Kinds of Kindness: The Actor's Showcase
After the massive success of *Poor Things*, director Yorgos Lanthimos and star Emma Stone re-teamed for this triptych of surreal, unsettling fables. But the actor who walked away with the hardware was Jesse Plemons, who won the Best Actor prize for his work across the film's three distinct parts. Plemons has been one of Hollywood's most reliable and compelling character actors for years—an “actor’s actor” who always delivers. Winning a major award at Cannes for a leading role finally gives him the spotlight and a powerful narrative for Oscar season. While the film itself may be too strange for some Academy voters, Plemons's performance is undeniable. His win at Cannes makes him an immediate front-runner in the Best Actor conversation.

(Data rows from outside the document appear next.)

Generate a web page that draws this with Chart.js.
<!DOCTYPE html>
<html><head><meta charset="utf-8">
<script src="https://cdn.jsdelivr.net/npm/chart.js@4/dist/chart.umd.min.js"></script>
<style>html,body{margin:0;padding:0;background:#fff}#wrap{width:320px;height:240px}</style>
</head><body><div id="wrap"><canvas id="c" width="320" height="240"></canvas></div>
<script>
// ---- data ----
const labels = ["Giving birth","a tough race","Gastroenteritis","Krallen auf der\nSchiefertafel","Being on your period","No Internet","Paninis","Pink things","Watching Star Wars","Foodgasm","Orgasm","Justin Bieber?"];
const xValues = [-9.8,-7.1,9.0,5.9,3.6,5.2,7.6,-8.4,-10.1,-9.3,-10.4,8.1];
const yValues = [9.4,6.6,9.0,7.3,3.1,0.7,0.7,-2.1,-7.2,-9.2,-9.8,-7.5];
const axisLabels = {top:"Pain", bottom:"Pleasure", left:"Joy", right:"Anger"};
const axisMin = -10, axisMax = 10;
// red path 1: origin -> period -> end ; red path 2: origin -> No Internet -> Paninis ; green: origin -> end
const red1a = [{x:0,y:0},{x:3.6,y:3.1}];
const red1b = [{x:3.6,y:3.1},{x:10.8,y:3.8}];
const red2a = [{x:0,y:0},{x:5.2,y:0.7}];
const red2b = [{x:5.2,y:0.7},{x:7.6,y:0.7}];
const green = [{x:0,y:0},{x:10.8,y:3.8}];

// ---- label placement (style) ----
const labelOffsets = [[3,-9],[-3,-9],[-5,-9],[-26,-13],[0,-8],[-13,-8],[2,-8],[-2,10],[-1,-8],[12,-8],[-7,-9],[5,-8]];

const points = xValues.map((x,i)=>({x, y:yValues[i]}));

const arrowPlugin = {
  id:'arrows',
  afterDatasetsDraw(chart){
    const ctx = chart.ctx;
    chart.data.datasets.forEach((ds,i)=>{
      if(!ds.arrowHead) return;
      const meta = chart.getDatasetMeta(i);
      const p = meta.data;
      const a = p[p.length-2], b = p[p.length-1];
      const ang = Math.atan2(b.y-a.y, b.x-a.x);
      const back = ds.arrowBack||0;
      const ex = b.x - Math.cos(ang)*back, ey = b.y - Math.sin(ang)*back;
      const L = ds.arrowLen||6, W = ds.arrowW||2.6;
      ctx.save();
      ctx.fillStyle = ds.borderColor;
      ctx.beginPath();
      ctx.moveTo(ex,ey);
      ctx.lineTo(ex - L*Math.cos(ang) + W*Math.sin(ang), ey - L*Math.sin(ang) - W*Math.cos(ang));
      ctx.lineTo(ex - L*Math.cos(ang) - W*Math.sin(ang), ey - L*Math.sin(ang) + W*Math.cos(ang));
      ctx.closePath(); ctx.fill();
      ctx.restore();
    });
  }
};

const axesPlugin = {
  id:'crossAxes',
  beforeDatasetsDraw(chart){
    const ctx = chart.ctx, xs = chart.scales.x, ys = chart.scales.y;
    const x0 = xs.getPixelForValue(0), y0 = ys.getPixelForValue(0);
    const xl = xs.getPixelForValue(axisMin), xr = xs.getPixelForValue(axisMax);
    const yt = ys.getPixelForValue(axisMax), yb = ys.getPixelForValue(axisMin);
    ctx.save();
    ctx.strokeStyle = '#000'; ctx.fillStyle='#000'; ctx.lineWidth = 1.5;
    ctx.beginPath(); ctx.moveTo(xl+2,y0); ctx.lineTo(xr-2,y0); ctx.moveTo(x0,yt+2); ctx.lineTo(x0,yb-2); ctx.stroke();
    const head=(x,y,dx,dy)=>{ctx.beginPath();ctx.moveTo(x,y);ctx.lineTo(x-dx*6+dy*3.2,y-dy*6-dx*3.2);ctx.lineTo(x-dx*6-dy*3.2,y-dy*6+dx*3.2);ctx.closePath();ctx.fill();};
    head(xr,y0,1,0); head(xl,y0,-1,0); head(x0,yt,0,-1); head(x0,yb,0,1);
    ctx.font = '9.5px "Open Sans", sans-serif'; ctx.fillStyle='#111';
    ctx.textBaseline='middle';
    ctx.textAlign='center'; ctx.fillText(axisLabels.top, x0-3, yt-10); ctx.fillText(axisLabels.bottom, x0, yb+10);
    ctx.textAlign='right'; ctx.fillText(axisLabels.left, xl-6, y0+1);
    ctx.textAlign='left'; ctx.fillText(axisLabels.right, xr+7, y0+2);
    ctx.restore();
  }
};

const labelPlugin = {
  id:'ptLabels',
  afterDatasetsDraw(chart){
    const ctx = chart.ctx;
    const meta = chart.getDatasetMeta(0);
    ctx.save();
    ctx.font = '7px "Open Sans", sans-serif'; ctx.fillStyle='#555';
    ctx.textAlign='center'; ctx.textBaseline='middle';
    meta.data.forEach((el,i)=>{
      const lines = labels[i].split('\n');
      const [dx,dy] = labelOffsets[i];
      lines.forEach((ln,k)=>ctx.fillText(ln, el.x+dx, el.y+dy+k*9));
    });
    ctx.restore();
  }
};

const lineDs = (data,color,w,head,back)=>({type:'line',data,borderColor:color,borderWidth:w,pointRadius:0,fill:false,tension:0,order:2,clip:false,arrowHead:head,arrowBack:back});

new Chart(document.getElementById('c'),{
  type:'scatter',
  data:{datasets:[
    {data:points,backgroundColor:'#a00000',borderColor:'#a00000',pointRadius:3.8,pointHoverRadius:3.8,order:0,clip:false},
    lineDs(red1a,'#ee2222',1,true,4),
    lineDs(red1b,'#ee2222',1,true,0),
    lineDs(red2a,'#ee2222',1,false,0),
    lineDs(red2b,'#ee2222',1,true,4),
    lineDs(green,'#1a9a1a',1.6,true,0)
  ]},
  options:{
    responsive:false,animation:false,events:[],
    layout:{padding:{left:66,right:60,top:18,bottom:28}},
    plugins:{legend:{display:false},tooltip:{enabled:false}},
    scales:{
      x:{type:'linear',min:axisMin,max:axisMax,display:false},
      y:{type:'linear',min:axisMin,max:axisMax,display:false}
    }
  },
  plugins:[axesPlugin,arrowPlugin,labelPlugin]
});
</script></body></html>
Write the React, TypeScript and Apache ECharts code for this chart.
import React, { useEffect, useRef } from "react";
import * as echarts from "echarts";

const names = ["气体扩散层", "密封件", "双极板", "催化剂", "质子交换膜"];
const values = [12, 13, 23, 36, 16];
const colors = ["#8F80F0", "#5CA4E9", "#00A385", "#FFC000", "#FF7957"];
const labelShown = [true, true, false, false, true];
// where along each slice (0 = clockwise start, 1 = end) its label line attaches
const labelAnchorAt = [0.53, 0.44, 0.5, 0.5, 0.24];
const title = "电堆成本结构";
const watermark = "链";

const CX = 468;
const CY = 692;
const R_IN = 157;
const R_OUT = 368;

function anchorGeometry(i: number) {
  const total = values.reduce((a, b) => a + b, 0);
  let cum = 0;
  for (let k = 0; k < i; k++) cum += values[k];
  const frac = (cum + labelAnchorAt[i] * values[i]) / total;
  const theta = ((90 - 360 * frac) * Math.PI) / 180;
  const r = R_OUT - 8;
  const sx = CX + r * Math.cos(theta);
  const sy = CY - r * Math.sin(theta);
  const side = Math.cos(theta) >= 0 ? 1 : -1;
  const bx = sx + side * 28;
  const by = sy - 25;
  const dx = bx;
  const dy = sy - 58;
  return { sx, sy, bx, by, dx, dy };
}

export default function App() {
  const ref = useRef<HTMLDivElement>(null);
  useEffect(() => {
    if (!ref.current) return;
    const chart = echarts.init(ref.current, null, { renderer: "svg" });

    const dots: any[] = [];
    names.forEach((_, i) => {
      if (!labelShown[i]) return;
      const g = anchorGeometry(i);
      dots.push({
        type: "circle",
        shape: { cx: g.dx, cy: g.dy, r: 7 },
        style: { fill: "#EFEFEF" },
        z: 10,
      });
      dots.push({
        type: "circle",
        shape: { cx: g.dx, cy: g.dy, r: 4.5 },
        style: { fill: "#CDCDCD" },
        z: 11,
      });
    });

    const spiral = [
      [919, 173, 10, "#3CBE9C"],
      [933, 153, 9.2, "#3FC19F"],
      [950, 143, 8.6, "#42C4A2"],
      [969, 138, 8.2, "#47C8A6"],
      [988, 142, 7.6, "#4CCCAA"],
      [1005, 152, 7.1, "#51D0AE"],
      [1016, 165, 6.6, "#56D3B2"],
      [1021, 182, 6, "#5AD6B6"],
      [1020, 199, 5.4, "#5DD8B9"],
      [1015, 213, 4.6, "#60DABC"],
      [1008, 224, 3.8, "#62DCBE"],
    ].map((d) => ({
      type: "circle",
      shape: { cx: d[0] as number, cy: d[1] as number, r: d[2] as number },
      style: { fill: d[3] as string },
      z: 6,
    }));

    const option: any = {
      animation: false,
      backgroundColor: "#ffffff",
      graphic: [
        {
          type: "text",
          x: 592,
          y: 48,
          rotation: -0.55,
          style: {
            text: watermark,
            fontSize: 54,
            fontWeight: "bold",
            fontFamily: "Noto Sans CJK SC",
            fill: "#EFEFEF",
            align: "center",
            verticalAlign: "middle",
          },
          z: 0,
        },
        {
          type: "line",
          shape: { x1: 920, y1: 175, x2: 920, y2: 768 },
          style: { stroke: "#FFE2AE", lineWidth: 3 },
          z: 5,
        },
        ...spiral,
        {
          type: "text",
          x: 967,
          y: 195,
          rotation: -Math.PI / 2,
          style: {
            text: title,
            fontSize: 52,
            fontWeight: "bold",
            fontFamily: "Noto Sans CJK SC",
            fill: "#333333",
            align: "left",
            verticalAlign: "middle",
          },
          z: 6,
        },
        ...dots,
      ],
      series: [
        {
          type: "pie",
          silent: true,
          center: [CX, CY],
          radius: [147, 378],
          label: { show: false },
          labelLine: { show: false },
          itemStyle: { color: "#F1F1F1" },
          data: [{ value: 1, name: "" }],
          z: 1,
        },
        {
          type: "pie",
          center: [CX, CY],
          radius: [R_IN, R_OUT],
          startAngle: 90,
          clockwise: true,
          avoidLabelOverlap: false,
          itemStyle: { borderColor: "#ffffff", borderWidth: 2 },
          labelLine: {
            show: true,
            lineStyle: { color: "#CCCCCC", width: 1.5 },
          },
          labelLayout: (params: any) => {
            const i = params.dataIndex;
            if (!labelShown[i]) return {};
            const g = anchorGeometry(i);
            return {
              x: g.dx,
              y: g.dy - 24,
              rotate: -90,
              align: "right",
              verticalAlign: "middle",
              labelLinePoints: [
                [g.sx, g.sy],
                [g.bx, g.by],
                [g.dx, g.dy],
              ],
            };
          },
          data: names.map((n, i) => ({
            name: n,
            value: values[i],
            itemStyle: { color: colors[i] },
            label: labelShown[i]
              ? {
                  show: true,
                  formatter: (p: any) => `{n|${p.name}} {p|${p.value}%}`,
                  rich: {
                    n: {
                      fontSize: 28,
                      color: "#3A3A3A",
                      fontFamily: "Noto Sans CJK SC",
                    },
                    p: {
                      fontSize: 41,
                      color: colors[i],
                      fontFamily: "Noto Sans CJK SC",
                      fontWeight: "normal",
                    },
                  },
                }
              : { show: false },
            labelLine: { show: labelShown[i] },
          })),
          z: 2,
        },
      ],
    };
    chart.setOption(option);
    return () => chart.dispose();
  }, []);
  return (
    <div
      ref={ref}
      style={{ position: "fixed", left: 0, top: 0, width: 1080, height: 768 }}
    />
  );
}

Megalopolis: The Legendary Wild Card
No film arrived at Cannes with more baggage and higher stakes than Francis Ford Coppola’s *Megalopolis*, a sprawling, self-funded epic 40 years in the making. The reception was, to put it mildly, deeply divided. Some critics called it a disastrous, incoherent folly; others hailed it as a work of lunatic genius. The film, a sci-fi allegory about the fall of Rome set in a futuristic New York, stars Adam Driver as a visionary architect. Regardless of whether you think it’s a masterpiece or a mess, its sheer ambition and the legendary status of its director make it impossible to ignore. It's the ultimate wild card. It could get completely shut out of awards season, or its audacity could inspire a passionate campaign that lands it nominations for its technical achievements, if not Best Picture itself.